III
LA HORA DE LA SANGRE
Podemos ver una perspectiva de la
hora presente, nos menos auténtica y terriblemente amarga, en la agonía de
Jesucristo en el Huerto de Getsemaní. Escuchemos
al elocuente dominico, orador de Nuestra Señora de París, en uno de sus retiros
pascuales (1877), en que interpreta los divinos pensamientos que anticiparon en
Jesús el espasmo de estos mismos momentos: ¡Oh
Maestro adorable! –exclama Monsabré-. Me parece oírte gritar con el Profeta:
¿para qué puede servir mi Sangre? Quae utilitas in sanguine meo! (Sal. 19).

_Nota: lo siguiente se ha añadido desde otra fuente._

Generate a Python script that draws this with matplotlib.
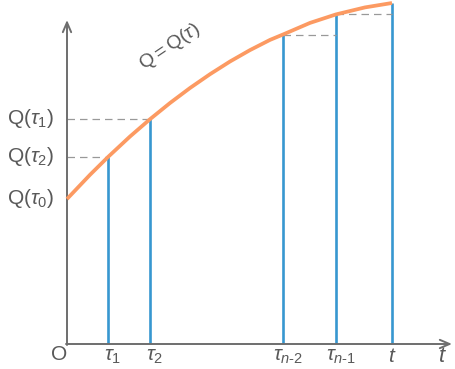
import matplotlib.pyplot as plt

plt.rcParams["font.family"] = ["Liberation Sans", "DejaVu Sans"]
plt.rcParams["mathtext.fontset"] = "custom"
plt.rcParams["mathtext.rm"] = "Liberation Sans"
plt.rcParams["mathtext.it"] = "Liberation Sans:italic"

# curve Q = Q(tau)
curve_t = [0, 23, 41, 63, 83, 103, 123, 143, 163, 183, 203, 216, 243, 269, 298, 325]
curve_q = [145, 169.2, 187, 207.5, 224.8, 241, 256, 269.8, 282.5, 293.9, 304.1, 309.5,
           321.1, 329.6, 336.6, 341]

# partition points and their values
tau_pos = [41, 83, 216, 269, 325]
tau_q = [187, 224.8, 309.5, 329.6, 341]
tau_labels = [r"$\tau_{\mathrm{1}}$", r"$\tau_{\mathrm{2}}$", r"$\tau_{n\text{-}2}$",
              r"$\tau_{n\text{-}1}$", r"$t$"]

# y-axis labels and heights (label order as in the original)
q_labels = [r"$\mathrm{Q(}\tau_{\mathrm{1}}\mathrm{)}$", r"$\mathrm{Q(}\tau_{\mathrm{2}}\mathrm{)}$",
            r"$\mathrm{Q(}\tau_{\mathrm{0}}\mathrm{)}$"]
q_label_vals = [225, 187, 145]

ORANGE = "#fc9a62"
BLUE = "#3797d0"
GRAY = "#6e6e6e"
TEXT = "#595959"

fig = plt.figure(figsize=(4.55, 3.69), dpi=100)
ax = fig.add_axes([0, 0, 1, 1])
ax.set_xlim(-67, 388)
ax.set_ylim(-25, 344)
ax.axis("off")

# axes with arrows
arrow = dict(arrowstyle="->,head_length=0.7,head_width=0.3", color=GRAY, lw=1.4,
             shrinkA=0, shrinkB=0)
ax.annotate("", xy=(385, 0), xytext=(-1, 0), arrowprops=arrow)
ax.annotate("", xy=(0, 324), xytext=(0, -1), arrowprops=arrow)

# vertical segments
ax.vlines(tau_pos, 0, tau_q, color=BLUE, lw=1.9, zorder=2)

# dashed guides
ax.hlines([tau_q[0], tau_q[1]], 0, [tau_pos[0], tau_pos[1]], color="#999999",
          lw=0.9, linestyles=(0, (6, 4)))
ax.hlines([tau_q[2], tau_q[3]], [tau_pos[2], tau_pos[3]], [tau_pos[3], tau_pos[4]],
          color="#999999", lw=0.9, linestyles=(0, (6, 4)))

# the curve
ax.plot(curve_t, curve_q, color=ORANGE, lw=2.7, solid_capstyle="butt", zorder=3)

# labels
for lab, q in zip(q_labels, q_label_vals):
    ax.text(-13, q, lab, ha="right", va="center", fontsize=15, color=TEXT)

for lab, t in zip(tau_labels, tau_pos):
    ax.text(t + (5 if t != tau_pos[-1] else 0), -12, lab, ha="center", va="center",
            fontsize=15, color=TEXT)

ax.text(-8, -10, "O", ha="center", va="center", fontsize=15, color=TEXT)
ax.text(375, -12, r"$t$", ha="center", va="center", fontsize=16, color=TEXT)
ax.text(103, 297, r"$\mathrm{Q{=}Q(}\tau\mathrm{)}$", ha="center", va="center",
        fontsize=14, color=TEXT, rotation=34)

fig.savefig("out.png", dpi=100)
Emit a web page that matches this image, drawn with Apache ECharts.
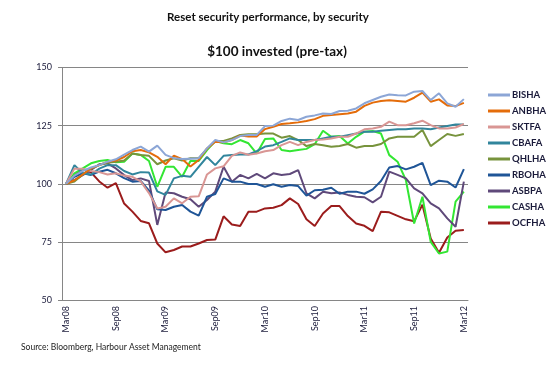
<!DOCTYPE html>
<html><head><meta charset="utf-8">
<script src="https://cdn.jsdelivr.net/npm/echarts@6/dist/echarts.min.js"></script>
<style>html,body{margin:0;padding:0;background:#fff}#c{width:550px;height:366px}</style>
</head><body><div id="c"></div>
<script>
const months = ["Mar08","Apr08","May08","Jun08","Jul08","Aug08","Sep08","Oct08","Nov08","Dec08","Jan09","Feb09",
"Mar09","Apr09","May09","Jun09","Jul09","Aug09","Sep09","Oct09","Nov09","Dec09","Jan10","Feb10",
"Mar10","Apr10","May10","Jun10","Jul10","Aug10","Sep10","Oct10","Nov10","Dec10","Jan11","Feb11",
"Mar11","Apr11","May11","Jun11","Jul11","Aug11","Sep11","Oct11","Nov11","Dec11","Jan12","Feb12","Mar12"];
const yTicks = [50, 75, 100, 125, 150];

const BISHA = [100,103.5,105.5,107,108,109.5,110.5,112.5,114.5,116,113.8,116.4,112.4,111,110.6,110.8,111,115.2,118.8,117.8,118.8,120.5,121,121,124.8,125,127,128,127.4,128.8,129.4,130.2,130,131.3,131.4,132.4,134.6,136,137.4,138.4,138.1,138,139.6,139.9,136,138.9,134.6,133.1,136.4];
const ANBHA = [100,101.5,104,106.6,108,109.5,110,111.5,114,114.5,113.5,111.6,108.4,112.1,110.6,107.4,110.2,115.2,118.1,117.8,118.8,120.7,120.3,120.3,123.5,124.5,125.7,126,126.4,127,127.8,129.2,129.6,129.9,130.2,131,133.5,134.9,135.6,135.9,135.6,135.3,137,139.2,135.3,136.3,133.7,133.4,134.8];
const SKTFA = [100,106.5,106.5,105.5,105,104,104.5,103.5,103,101,96,89.4,90.1,93.7,91.6,94.4,94.6,104,106.6,107.5,112,113.5,112.5,113,114,114.5,116.6,118,116.6,118,118.8,119,119.5,120.2,120.2,121.6,123.4,123.8,124.5,126.7,125.2,125.2,126,127.1,125.2,123.8,123.8,124.2,125.7];
const CBAFA = [100,108,104.5,104,106.5,108,108,105.5,104,105,104.8,96.7,95.2,102.3,103.4,103,107.3,111.5,108,112,112.4,112.6,112.6,114,116,116.6,118,119.5,118.8,118.8,118.8,119.5,120.2,120.2,120.9,121.6,122.4,122.4,122.8,123.1,123.4,123.4,123.8,123.8,123.4,124.2,124.8,125.5,125.5];
const QHLHA = [100,101,104,106.5,108,109,109.5,110,113,112.4,112,108.4,110,111,110,111,111,115,118.4,118.4,119.5,121,121.3,121.3,121.6,121.6,119.8,120.5,118.8,116.2,117.1,116.6,115.9,116.2,117.1,115.5,116.2,116.2,117.1,119.5,120.2,120.2,120.2,123.1,116.2,118.8,121.4,120.6,121.4];
const RBOHA = [100,103,104.5,103.8,105.2,106,104.5,102.4,100.9,101.2,97,89,88.7,90.1,90.9,88,86.3,94.4,95.6,102.3,100.9,100.9,99.9,99.9,98.7,99.8,98.7,99.5,99,94.9,97.2,97.4,98.3,95.7,96.6,96.6,95.7,97.6,101.2,107,107.6,106.2,107.3,109,99.4,101.3,100.9,98.4,106.3];
const ASBPA = [100,101.6,103.7,105.9,108.4,108.8,106.6,103.7,101.6,102.3,101.2,82.3,96.2,95.9,94.4,93.3,90.1,93,96.6,107.3,100.9,103.8,102.3,104.2,102.3,104.5,103.8,104.2,105.9,95.9,93.7,96.6,95.9,96.2,95.2,94.4,94.2,92,94.4,105.2,103.8,102.3,98,95.9,91.6,89.4,85.1,81.5,100.9];
const CASHA = [100,104.5,106.6,108.8,109.8,110.2,109.2,109.5,113,112.4,109.8,98.7,107.3,107.3,103,109.8,109.8,114.5,118.4,117.4,117,118.8,117.4,113,119.2,119.5,114.5,114,114.5,115,117,122.8,120.2,120.5,117.3,120.2,122.4,122.7,121.6,112.3,109.5,101.6,82.9,94.4,75,70,70.8,92.3,96.6];
const OCFHA = [100,103.7,106.3,104.9,101,98.3,100.3,91.5,88,84,83,74.3,70.5,71.5,73,73,74.3,75.8,76,86,82.5,81.8,88,88,89.4,89.7,90.8,93.7,91.3,84.7,81.8,87.2,90.4,90.4,86.1,82.9,81.9,79.6,88,87.7,86.2,84.7,83.9,91,76.5,70.3,76.9,79.8,80.1];

const seriesNames = ["BISHA","ANBHA","SKTFA","CBAFA","QHLHA","RBOHA","ASBPA","CASHA","OCFHA"];
const seriesData = [BISHA,ANBHA,SKTFA,CBAFA,QHLHA,RBOHA,ASBPA,CASHA,OCFHA];
const colors = ["#8CA6D6","#E46C0A","#D99694","#31859C","#77933C","#1F5597","#5F497A","#33E633","#9B1C1C"];

const chart = echarts.init(document.getElementById('c'));
chart.setOption({
  animation: false,
  backgroundColor: '#fff',
  color: colors,
  title: [
    {text: 'Reset security performance, by security', left: 263, textAlign: 'center', top: 6,
     textStyle: {fontFamily: 'Lato', fontSize: 11.5, fontWeight: 'bold', color: '#111'}},
    {text: '$100 invested (pre-tax)', left: 272, textAlign: 'center', top: 40,
     textStyle: {fontFamily: 'Lato', fontSize: 13.5, fontWeight: 'bold', color: '#111'}}
  ],
  legend: {
    orient: 'vertical', left: 483, top: 84,
    itemWidth: 22, itemHeight: 3, itemGap: 4, icon: 'rect',
    textStyle: {fontFamily: 'Lato', fontSize: 9.5, fontWeight: 'bold', color: '#1a1a3a', lineHeight: 12, padding: [0,0,0,-3]},
    data: seriesNames
  },
  grid: {left: 62, right: 82, top: 67.5, bottom: 66},
  xAxis: {
    type: 'category', data: months, boundaryGap: true,
    axisLine: {lineStyle: {color: '#868686', width: 1}},
    axisTick: {alignWithLabel: true, interval: 5, length: 4, lineStyle: {color: '#868686'}},
    axisLabel: {interval: 5, rotate: 90, fontFamily: 'Lato', fontSize: 9, color: '#1a1a3a', margin: 6},
    splitLine: {show: false}
  },
  yAxis: {
    type: 'value', min: yTicks[0], max: yTicks[yTicks.length-1], interval: 25,
    axisLine: {show: true, lineStyle: {color: '#868686'}},
    axisTick: {show: true, length: 4, inside: false, lineStyle: {color: '#868686'}},
    axisLabel: {fontFamily: 'Lato', fontSize: 9, color: '#1a1a3a', margin: 10},
    splitLine: {lineStyle: {color: '#868686', width: 1}}
  },
  series: seriesNames.map((n, k) => ({
    name: n, type: 'line', data: seriesData[k], symbol: 'none',
    lineStyle: {width: 2, color: colors[k]}, z: 10 - k
  })),
  graphic: [{type: 'text', left: 21, top: 343,
    style: {text: 'Source: Bloomberg, Harbour Asset Management', fontFamily: 'Lato', fontSize: 8.5, fill: '#222'}}]
});
</script></body></html>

Esta Sangre Preciosa, cual nube purpurina,
se esparcirá sobre todos los extremos de la tierra para caer sobre las
iniquidades y purificarlas; aunque en todas partes será despreciada por los
torbellinos de las pasiones. ¿Para qué derramarla, pues? Quae utilitas in
sanguine meo? No solamente habrá en la Iglesia ingratos y profanadores, sino
que pueblos enteros serán arrancados por la fuerza se los lugares donde corre
el río de la Redención. Y también las herejías, los cismas, la falsa ciencia
asediarán a las almas y detendrán a sus puertas los torrentes sagrados que
deberían regenerarlas. Vendrá también en siglo fatal en que los hombres pondrán
especial empeño en no dejarse tocar jamás por la Sangre del Salvador, y para
facilitar la impenitencia final.
¿Estamos ya en ese siglo
desventurado? No hay que hacer grandes esfuerzos para ver que la hora luctuosa
de sangre en que nos toca vivir se inserta demasiado claramente en aquella hora
lejana, siempre presente a pesar de todo, de la divina agonía. Eso, no
obstante, Jesús afrontó la Pasión y derramó su Sangre por nosotros. ¡Ah, que
nuestro tiempo se convierta en la hora de la Sangre Redentora!